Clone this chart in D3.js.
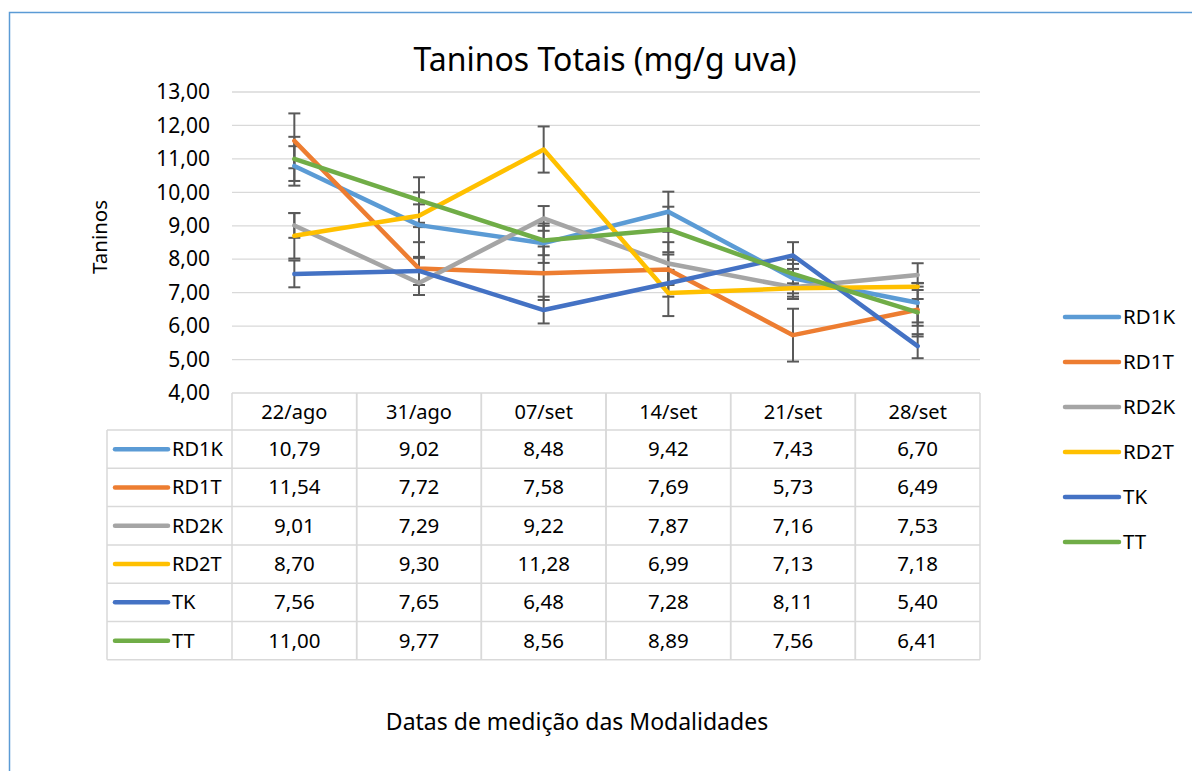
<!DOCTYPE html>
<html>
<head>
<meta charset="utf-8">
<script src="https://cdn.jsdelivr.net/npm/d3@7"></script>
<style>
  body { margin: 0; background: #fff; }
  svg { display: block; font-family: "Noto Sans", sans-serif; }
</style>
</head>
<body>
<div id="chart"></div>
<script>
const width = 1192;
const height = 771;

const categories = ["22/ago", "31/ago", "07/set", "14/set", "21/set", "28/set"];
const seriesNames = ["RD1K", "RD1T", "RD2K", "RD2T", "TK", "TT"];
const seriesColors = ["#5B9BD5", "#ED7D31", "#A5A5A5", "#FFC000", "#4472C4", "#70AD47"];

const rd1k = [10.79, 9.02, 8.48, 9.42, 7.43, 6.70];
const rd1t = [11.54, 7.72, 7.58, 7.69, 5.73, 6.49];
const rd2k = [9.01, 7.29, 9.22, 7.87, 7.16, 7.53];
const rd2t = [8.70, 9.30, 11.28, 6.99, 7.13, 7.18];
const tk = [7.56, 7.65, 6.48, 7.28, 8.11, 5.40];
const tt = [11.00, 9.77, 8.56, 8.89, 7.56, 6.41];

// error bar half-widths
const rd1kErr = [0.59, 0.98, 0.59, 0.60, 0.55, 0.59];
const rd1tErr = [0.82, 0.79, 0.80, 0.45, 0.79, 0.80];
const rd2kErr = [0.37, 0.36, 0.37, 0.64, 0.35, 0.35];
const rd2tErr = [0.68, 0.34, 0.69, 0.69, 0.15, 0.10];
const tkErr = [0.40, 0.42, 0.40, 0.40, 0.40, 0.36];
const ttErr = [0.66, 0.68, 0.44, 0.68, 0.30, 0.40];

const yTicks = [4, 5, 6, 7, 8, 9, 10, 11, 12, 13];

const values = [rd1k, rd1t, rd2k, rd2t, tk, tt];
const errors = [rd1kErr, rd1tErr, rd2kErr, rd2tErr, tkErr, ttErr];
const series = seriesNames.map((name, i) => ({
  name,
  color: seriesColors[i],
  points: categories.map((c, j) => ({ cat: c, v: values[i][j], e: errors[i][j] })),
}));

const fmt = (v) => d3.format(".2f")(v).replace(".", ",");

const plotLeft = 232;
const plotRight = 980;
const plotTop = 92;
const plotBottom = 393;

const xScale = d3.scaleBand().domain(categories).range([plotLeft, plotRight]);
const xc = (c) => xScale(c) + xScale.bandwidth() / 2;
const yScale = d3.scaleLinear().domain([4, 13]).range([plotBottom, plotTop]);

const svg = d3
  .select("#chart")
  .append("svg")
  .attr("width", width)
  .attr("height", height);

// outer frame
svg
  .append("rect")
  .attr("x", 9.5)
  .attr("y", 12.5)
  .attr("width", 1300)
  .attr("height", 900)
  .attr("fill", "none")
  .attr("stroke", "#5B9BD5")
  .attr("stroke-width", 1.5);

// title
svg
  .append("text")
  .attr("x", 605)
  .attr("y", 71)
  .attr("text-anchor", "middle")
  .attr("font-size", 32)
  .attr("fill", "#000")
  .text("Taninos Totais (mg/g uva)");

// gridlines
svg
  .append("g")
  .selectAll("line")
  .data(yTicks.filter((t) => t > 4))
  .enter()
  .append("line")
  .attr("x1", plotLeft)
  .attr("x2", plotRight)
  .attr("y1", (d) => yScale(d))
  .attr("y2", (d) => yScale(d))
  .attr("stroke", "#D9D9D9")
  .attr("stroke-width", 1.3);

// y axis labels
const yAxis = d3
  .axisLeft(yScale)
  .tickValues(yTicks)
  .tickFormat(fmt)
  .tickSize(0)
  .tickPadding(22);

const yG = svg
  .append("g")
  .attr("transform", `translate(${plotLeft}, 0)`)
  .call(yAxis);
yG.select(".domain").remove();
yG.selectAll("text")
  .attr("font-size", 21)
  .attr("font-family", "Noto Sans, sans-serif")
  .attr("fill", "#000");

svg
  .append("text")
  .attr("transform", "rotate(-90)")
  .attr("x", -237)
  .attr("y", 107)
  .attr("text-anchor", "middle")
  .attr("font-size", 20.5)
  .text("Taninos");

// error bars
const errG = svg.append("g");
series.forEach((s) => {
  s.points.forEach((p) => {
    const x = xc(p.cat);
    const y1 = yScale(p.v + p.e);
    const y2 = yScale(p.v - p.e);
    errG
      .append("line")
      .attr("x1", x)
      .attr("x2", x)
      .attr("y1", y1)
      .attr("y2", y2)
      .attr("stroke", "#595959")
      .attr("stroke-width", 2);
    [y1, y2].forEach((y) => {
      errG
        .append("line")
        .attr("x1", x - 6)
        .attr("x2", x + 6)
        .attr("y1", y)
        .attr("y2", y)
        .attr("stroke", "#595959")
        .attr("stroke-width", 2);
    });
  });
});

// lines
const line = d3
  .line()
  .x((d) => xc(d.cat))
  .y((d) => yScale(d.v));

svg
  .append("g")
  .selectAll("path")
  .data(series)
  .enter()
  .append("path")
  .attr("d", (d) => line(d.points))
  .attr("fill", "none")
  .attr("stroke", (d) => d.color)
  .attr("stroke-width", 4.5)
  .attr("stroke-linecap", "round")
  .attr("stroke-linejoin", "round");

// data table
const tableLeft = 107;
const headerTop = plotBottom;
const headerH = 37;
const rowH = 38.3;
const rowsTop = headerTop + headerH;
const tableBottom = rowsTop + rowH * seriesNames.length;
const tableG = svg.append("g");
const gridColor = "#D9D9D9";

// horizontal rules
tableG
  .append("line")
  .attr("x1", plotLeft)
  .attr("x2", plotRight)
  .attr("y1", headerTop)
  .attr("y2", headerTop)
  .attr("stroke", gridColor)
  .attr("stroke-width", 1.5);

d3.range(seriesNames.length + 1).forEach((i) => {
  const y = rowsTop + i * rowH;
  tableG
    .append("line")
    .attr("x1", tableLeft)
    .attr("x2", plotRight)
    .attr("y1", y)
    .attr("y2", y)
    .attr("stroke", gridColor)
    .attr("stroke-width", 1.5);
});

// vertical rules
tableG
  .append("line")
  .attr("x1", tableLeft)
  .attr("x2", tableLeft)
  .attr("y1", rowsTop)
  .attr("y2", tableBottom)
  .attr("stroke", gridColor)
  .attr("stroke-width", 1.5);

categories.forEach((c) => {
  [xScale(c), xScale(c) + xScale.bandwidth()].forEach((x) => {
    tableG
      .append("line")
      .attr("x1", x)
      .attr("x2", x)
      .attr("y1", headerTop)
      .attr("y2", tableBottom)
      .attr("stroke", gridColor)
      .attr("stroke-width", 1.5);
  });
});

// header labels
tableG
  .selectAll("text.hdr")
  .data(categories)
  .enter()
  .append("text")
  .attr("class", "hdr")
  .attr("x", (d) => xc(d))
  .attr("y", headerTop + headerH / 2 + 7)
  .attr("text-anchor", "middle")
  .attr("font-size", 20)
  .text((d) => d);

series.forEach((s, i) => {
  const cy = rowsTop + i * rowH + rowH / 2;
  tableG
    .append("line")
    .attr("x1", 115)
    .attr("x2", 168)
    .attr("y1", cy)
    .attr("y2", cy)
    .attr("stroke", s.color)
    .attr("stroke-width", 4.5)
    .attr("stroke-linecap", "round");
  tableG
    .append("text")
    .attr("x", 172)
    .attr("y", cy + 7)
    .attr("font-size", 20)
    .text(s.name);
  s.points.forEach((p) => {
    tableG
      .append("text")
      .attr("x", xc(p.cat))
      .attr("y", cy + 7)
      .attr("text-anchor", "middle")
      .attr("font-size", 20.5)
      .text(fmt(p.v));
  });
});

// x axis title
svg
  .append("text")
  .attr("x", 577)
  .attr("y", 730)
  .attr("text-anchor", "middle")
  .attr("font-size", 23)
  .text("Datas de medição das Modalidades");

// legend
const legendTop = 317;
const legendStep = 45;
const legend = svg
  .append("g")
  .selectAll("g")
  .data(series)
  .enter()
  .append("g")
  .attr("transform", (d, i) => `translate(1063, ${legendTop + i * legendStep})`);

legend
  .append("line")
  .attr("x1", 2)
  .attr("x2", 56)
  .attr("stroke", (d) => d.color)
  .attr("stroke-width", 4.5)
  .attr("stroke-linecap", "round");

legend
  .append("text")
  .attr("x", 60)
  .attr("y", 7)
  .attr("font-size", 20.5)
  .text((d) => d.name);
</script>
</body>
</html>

· · · ·

- _REQUIRED WORK_
With the pictures left out, restate word for word every line of the data above, from the first down to the line that contains "const tt = [11.00, 9.77, 8.56, 8.89, 7.56, 6.41];".

- _WORKED ANSWER_
Clone this chart in D3.js.
<!DOCTYPE html>
<html>
<head>
<meta charset="utf-8">
<script src="https://cdn.jsdelivr.net/npm/d3@7"></script>
<style>
  body { margin: 0; background: #fff; }
  svg { display: block; font-family: "Noto Sans", sans-serif; }
</style>
</head>
<body>
<div id="chart"></div>
<script>
const width = 1192;
const height = 771;

const categories = ["22/ago", "31/ago", "07/set", "14/set", "21/set", "28/set"];
const seriesNames = ["RD1K", "RD1T", "RD2K", "RD2T", "TK", "TT"];
const seriesColors = ["#5B9BD5", "#ED7D31", "#A5A5A5", "#FFC000", "#4472C4", "#70AD47"];

const rd1k = [10.79, 9.02, 8.48, 9.42, 7.43, 6.70];
const rd1t = [11.54, 7.72, 7.58, 7.69, 5.73, 6.49];
const rd2k = [9.01, 7.29, 9.22, 7.87, 7.16, 7.53];
const rd2t = [8.70, 9.30, 11.28, 6.99, 7.13, 7.18];
const tk = [7.56, 7.65, 6.48, 7.28, 8.11, 5.40];
const tt = [11.00, 9.77, 8.56, 8.89, 7.56, 6.41];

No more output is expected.